Whole Wheat Muffins with Pecans and Golden Raisins

by Maris Callahan on February 18, 2010


Sometimes I joke that I’m not even going to think about having kids (or even a pet) until I can manage to get myself out the door in the morning, in one piece. Even though my only real responsibilities before 9am are to get from bed to shower to bus to work (and sometimes stopping in my kitchen to clumsily make a cup of instant coffee to drink while I’m drying my hair) I often manage to lose my keys, misplace my transit card or conveniently forget my gym bag.

Usually, I manage to squeeze breakfast in too, it being my favorite meal, but lately, my routine has extended to waking up a little earlier so that I can write and check email (and drink my coffee with dry hair) before heading to work. You’d think that while I’m writing about food, I’d want to concurrently be eating food, but usually that is not the case.

I have, however, discovered that the one thing I can manage to make time for in the morning is a muffin. I had been buying the 100-calorie Vita-Muffins but when I had a free Saturday afternoon and all of the ingredients in my pantry to make the base recipe for New York Times Whole-Wheat Muffins, it seemed silly to schedule a special trip to the store.
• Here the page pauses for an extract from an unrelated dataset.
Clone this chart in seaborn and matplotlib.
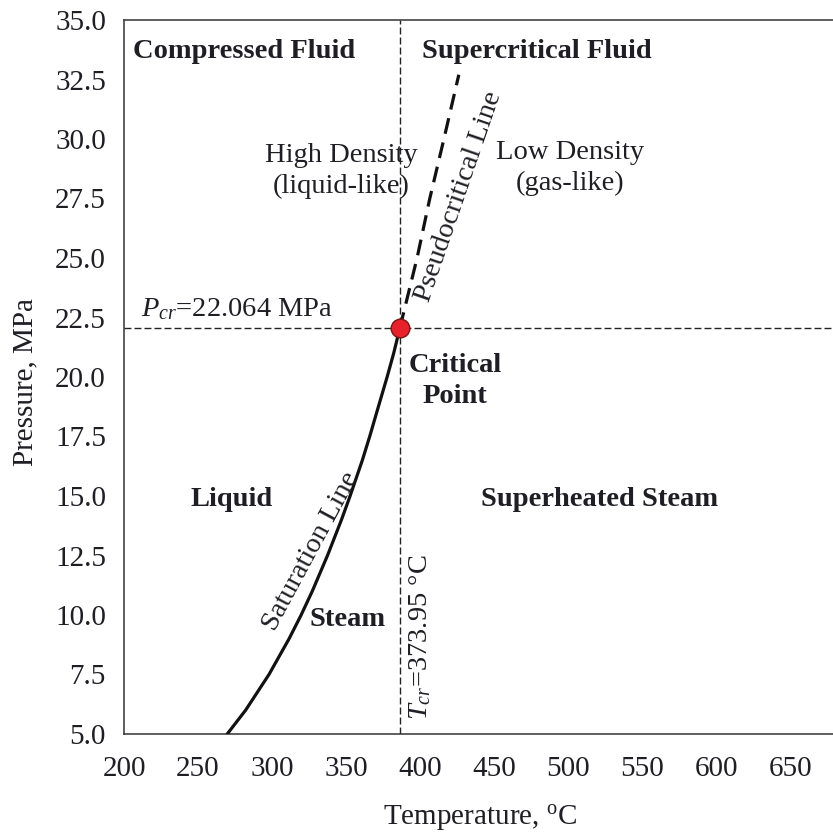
import matplotlib
matplotlib.use("Agg")
import matplotlib.pyplot as plt
import seaborn as sns
import pandas as pd

# ---------------- data ----------------
sat_T = [263.9, 275.6, 290.5, 303.3, 311.0, 318.1, 327.8, 336.7, 342.2,
         350.0, 354.7, 360.0, 365.8, 370.0, 373.95]
sat_P = [5.0, 6.0, 7.5, 9.0, 10.0, 11.0, 12.5, 14.0, 15.0,
         16.5, 17.5, 18.7, 20.0, 21.0, 22.064]

pseudo_T = [373.95, 384.9, 393.0, 402.0, 411.5]
pseudo_P = [22.064, 25.0, 27.5, 30.0, 32.7]

crit_T = 373.95
crit_P = 22.064

x_tick_marks = [250, 300, 350, 400, 450, 500, 550, 600]
x_tick_values = [200, 250, 300, 350, 400, 450, 500, 550, 600, 650]
x_tick_labels = ["200", "250", "300", "350", "400", "450", "500", "550", "600", "650"]
y_ticks = [5.0, 7.5, 10.0, 12.5, 15.0, 17.5, 20.0, 22.5, 25.0, 27.5, 30.0, 32.5, 35.0]
y_tick_labels = ["5.0", "7.5", "10.0", "12.5", "15.0", "17.5", "20.0",
                 "22.5", "25.0", "27.5", "30.0", "32.5", "35.0"]

# ---------------- style ----------------
sns.set_theme(style="white")
plt.rcParams["font.family"] = ["Liberation Serif", "DejaVu Serif"]
plt.rcParams["mathtext.fontset"] = "custom"
plt.rcParams["mathtext.rm"] = "Liberation Serif"
plt.rcParams["mathtext.it"] = "Liberation Serif:italic"
plt.rcParams["mathtext.bf"] = "Liberation Serif:bold"

FS = 21
FT = 20.5
TXT = "#1e1e24"
SPINE = "#333333"

fig = plt.figure(figsize=(8.33, 8.34), dpi=100)
ax = fig.add_axes([124 / 833, 1 - 734 / 834, 709 / 833, 714 / 834])

sat_df = pd.DataFrame({"T": sat_T, "P": sat_P})
pc_df = pd.DataFrame({"T": pseudo_T, "P": pseudo_P})

# reference lines
ax.axvline(crit_T, color="#222222", lw=1.0, linestyle=(0, (5, 2.2)), zorder=1)
ax.axhline(crit_P, color="#222222", lw=1.0, linestyle=(0, (5, 2.2)), zorder=1)

sns.lineplot(data=sat_df, x="T", y="P", sort=False, estimator=None,
             color="#111111", lw=2.3, ax=ax, zorder=3)
sns.lineplot(data=pc_df, x="T", y="P", sort=False, estimator=None,
             color="#111111", lw=2.3, ax=ax, zorder=3)
ax.lines[-1].set_linestyle((0, (5, 2.8)))

sns.scatterplot(x=[crit_T], y=[crit_P], s=180, color="#e8202a",
                edgecolor="#7a1515", linewidth=1.0, ax=ax, zorder=5)

# ---------------- axes ----------------
ax.set_xlim(200, 650)
ax.set_ylim(5, 35)

ax.set_xticks(x_tick_marks)
ax.set_xticklabels([])
# labels laid out with the reference's compressed spacing
label_pos = [198.1 + 0.9437 * (v - 200) for v in x_tick_values]
ax.set_xticks(label_pos, minor=True)
ax.set_xticklabels(x_tick_labels, minor=True)

ax.set_yticks(y_ticks)
ax.set_yticklabels(y_tick_labels)

ax.tick_params(axis="both", which="major", direction="in", length=6.5,
               width=1.1, color=SPINE, labelsize=FS, labelcolor=TXT)
ax.tick_params(axis="y", which="major", pad=13)
ax.tick_params(axis="x", which="minor", length=0, pad=16,
               labelsize=FS, labelcolor=TXT)

for s in ["left", "bottom", "top"]:
    ax.spines[s].set_visible(True)
    ax.spines[s].set_color(SPINE)
    ax.spines[s].set_linewidth(1.1)
ax.spines["right"].set_visible(False)

ax.set_xlabel("Temperature, $^{\\mathrm{o}}$C", fontsize=FS, color=TXT)
ax.set_ylabel("Pressure, MPa", fontsize=FS, color=TXT)
ax.xaxis.set_label_coords(0.502, -0.097)
ax.yaxis.set_label_coords(-0.121, 0.493)

# ---------------- annotations ----------------
bold = dict(fontsize=FT, fontweight="bold", color=TXT, ha="center", va="center")
reg = dict(fontsize=FT, color=TXT, ha="center", va="center")

ax.text(274.9, 33.66, "Compressed Fluid", **bold)
ax.text(461.3, 33.66, "Supercritical Fluid", **bold)
ax.text(336.5, 28.65, "High Density\n(liquid-like)", linespacing=1.3, **reg)
ax.text(482.5, 28.78, "Low Density\n(gas-like)", linespacing=1.3, **reg)
ax.text(409.2, 19.83, "Critical\nPoint", linespacing=1.3, **bold)
ax.text(266.4, 14.87, "Liquid", **bold)
ax.text(501.4, 14.87, "Superheated Steam", **bold)
ax.text(340.3, 9.79, "Steam", **bold)

ax.text(209.0, 22.86, "$P_{cr}$=22.064 MPa", fontsize=FT, color=TXT,
        ha="left", va="center")
ax.text(387.0, 9.08, "$T_{cr}$=373.95 °C", rotation=90, **reg)
ax.text(317.5, 12.69, "Saturation Line", rotation=61.7,
        rotation_mode="anchor", **reg)
ax.text(411.6, 27.56, "Pseudocritical Line", rotation=71,
        rotation_mode="anchor", **reg)

fig.savefig("out.png", dpi=100)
Whole Wheat Muffins with Pecans and Golden Raisins

1/2 cup melted unsalted butter, more for greasing tins

2 1/2 cups whole wheat flour, preferably pastry flour

1 cup sugar

2 teaspoons baking powder

1/4 teaspoon baking soda

1/4 teaspoon salt

1 cup mashed pumpkin

1 egg, beaten

1/2 cup buttermilk.

1 cup chopped pecans

1 cup golden raisins


1. Preheat oven to 375 degrees and grease two 6-cup muffin tins or fill with liners. In a large bowl, mix together the flour, sugar, baking powder, baking soda and salt. In another bowl, whisk together the melted butter, banana, egg and buttermilk. Fold wet mixture into dry mixture and stir until just combined.
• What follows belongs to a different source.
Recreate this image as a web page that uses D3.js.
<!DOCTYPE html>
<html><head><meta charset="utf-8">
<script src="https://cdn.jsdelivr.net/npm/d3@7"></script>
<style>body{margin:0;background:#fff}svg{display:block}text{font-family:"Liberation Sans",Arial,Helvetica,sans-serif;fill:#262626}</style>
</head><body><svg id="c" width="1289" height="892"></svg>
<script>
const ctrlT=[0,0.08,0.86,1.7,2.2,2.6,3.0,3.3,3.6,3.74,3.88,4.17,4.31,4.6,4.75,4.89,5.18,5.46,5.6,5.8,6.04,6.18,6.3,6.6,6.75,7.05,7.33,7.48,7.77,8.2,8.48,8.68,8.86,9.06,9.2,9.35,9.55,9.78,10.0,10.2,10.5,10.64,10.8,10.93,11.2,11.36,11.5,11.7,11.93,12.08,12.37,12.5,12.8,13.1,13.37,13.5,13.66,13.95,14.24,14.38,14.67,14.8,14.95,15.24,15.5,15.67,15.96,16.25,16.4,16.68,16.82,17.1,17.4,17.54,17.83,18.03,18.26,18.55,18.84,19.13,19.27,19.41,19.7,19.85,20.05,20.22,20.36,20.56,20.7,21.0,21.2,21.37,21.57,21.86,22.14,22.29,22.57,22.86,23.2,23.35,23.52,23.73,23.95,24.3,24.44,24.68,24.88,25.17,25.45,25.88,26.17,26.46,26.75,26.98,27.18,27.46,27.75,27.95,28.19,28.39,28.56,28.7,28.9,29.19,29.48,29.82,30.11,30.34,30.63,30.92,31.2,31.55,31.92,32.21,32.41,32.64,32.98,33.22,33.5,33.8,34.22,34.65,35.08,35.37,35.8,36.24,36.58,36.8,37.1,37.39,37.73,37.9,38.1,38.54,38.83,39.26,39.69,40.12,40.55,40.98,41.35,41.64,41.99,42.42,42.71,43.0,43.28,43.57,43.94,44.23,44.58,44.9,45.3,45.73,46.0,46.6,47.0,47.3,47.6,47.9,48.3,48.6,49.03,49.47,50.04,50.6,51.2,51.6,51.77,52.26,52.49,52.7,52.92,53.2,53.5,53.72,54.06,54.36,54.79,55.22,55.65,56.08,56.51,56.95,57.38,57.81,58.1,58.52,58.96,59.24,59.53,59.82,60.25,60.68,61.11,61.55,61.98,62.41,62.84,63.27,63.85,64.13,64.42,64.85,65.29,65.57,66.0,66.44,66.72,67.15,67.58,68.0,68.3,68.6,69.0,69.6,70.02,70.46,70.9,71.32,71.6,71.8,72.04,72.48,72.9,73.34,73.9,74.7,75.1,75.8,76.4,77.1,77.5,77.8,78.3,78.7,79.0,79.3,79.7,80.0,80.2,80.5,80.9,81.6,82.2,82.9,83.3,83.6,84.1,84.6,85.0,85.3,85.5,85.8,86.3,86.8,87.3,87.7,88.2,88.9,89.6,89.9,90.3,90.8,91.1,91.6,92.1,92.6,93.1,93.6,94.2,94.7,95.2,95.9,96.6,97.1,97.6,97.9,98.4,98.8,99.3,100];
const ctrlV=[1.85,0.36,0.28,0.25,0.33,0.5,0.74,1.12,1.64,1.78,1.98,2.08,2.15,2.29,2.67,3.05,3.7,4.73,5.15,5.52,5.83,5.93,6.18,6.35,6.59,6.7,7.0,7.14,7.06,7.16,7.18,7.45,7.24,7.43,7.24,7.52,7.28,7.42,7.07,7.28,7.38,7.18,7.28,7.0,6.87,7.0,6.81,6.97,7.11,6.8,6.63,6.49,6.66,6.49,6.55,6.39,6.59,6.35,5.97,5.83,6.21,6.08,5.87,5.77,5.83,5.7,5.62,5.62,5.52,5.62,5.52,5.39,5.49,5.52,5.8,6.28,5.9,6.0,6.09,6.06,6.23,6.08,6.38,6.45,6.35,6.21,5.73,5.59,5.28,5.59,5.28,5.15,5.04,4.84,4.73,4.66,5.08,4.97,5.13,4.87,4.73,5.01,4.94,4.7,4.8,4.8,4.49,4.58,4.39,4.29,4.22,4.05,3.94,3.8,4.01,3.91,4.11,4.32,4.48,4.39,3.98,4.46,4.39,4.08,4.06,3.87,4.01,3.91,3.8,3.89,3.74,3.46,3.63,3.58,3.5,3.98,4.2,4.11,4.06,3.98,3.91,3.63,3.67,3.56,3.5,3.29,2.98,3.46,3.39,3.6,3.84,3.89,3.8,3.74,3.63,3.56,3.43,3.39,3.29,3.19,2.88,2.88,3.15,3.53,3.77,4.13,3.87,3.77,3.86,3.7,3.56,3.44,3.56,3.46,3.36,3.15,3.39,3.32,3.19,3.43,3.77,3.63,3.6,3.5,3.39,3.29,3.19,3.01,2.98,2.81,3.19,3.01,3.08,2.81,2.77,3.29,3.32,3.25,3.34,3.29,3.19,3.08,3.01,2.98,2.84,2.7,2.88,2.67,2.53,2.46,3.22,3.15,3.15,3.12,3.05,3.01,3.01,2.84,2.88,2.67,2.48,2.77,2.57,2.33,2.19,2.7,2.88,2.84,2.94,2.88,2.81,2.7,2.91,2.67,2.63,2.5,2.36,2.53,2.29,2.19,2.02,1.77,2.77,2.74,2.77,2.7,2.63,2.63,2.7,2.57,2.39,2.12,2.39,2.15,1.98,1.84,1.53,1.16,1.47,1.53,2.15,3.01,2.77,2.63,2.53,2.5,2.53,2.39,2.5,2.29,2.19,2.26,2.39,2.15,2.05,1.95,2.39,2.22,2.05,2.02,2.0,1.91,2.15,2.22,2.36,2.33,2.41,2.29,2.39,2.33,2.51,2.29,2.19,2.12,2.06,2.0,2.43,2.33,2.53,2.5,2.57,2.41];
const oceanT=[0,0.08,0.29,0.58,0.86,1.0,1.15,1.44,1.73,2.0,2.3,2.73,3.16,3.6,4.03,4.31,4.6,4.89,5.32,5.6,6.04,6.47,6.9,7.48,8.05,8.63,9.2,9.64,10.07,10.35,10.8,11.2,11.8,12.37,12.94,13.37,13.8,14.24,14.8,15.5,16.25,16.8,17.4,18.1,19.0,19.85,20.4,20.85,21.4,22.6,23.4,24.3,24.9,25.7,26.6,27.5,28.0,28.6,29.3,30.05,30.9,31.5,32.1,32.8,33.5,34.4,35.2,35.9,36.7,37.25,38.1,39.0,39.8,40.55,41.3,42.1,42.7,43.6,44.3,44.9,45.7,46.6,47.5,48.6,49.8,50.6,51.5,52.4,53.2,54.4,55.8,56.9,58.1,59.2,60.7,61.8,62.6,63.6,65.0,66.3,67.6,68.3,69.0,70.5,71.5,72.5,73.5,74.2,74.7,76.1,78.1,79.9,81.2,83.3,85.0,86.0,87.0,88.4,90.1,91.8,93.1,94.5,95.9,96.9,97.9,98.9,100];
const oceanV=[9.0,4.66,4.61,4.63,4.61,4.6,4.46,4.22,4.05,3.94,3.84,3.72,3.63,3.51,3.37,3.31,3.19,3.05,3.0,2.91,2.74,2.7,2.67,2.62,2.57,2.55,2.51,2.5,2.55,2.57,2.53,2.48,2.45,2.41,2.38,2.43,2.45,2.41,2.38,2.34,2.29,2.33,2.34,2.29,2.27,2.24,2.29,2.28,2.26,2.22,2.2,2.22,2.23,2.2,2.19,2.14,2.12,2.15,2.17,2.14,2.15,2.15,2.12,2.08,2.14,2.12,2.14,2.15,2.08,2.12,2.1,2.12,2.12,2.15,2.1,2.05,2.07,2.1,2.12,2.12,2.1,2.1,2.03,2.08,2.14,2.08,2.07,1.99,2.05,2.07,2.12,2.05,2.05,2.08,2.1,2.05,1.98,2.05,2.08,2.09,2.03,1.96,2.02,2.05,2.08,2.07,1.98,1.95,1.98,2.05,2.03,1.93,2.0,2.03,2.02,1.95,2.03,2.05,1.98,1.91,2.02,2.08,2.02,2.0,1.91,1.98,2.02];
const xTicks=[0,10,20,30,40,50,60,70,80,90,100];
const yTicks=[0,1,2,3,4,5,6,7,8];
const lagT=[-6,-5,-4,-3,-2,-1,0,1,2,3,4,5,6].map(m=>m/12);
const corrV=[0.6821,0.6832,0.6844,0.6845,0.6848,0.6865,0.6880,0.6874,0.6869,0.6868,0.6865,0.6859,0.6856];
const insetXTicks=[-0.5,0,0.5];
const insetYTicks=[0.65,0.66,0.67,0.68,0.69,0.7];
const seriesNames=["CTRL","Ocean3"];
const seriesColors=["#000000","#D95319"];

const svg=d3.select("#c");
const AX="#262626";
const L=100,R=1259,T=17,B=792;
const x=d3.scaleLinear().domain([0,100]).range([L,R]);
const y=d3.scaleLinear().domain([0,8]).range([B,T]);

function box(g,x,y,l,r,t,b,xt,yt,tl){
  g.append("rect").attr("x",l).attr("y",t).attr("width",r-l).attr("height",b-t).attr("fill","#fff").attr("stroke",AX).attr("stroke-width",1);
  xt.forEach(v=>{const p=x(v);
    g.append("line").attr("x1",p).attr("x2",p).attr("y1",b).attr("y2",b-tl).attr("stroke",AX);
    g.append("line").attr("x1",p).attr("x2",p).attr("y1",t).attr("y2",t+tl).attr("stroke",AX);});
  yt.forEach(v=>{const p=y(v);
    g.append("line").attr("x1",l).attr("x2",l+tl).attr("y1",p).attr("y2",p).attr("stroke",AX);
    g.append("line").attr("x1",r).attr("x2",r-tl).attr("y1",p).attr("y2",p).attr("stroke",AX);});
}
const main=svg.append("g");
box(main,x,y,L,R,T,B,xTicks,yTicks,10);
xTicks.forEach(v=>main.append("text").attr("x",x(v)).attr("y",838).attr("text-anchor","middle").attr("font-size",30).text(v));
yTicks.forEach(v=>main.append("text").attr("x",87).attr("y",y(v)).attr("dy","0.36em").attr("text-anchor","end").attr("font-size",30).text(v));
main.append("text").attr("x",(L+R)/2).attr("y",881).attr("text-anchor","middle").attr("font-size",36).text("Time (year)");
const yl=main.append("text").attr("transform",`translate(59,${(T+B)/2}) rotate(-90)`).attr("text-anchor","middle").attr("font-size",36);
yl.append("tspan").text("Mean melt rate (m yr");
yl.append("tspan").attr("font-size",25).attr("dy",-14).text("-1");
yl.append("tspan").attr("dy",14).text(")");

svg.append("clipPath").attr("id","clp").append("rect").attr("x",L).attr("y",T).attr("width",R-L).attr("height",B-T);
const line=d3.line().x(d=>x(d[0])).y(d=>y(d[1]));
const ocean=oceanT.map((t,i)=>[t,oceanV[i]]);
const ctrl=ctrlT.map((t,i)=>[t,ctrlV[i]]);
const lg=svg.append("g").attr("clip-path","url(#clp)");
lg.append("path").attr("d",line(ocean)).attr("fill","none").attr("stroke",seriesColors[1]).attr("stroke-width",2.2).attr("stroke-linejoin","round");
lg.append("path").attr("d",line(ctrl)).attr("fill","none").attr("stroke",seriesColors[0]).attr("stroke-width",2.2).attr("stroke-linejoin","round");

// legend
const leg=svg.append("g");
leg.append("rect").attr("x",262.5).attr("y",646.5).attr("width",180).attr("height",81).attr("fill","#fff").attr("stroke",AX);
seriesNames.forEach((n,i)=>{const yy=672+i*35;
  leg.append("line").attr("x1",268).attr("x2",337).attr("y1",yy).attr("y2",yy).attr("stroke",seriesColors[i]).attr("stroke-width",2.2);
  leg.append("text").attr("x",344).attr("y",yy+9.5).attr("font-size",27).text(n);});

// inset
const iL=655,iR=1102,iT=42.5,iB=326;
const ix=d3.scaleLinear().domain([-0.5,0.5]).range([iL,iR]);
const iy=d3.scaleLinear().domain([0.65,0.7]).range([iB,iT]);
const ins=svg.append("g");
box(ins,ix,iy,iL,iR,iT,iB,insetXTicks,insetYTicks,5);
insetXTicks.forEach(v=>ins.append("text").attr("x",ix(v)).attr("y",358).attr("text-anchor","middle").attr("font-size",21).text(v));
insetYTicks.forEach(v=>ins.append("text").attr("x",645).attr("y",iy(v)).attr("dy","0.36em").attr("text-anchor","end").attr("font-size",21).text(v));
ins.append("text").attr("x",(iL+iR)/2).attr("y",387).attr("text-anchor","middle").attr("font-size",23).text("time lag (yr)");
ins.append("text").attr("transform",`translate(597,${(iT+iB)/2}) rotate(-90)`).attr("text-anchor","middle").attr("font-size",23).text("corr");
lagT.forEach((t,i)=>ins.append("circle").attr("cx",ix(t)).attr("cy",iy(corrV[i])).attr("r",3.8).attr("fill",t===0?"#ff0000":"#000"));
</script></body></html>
2. Fill muffin tins or liners; bake for about 25 to 30 minutes, or until muffins are puffed and turning golden brown on top. Serve warm if possible.

Yield: 12 muffins.

{ 7 comments… read them below or add one }

Daryl February 18, 2010 at 8:28 pm

How many WW points do you think these babies are. they look good!


thatShortChick February 20, 2010 at 7:49 pm

These really sound like a more filling on-the-go breakfast option. I would totally make these with blueberries instead of the raisins and pecans (I don’t like either of those).


grace February 21, 2010 at 8:16 am

that is one fabulously dense muffin. i usually make every effort to have plenty of time for breakfast, but if, perchance, i oversleep, this is a great grab-and-go option. what is it about golden raisins that entices me so?


kellieatsforfun February 23, 2010 at 2:08 am

Those look amazing! I love to have a little pumpkin in muffins, as well–it makes them so moist and rich.


Kimberly February 24, 2010 at 3:14 pm

I’ve been looking for a good whole wheat muffin recipe and this looks perfect – thanks!


Me-Linh @ Sweet and Sweat February 27, 2010 at 7:56 pm

These look delicious! I’ll be sure to try them when I get back home to a kitchen. :)


Barbara Bakes March 2, 2010 at 9:33 pm

These sound like a fabulous healthy way to start the morning! Bookmarking!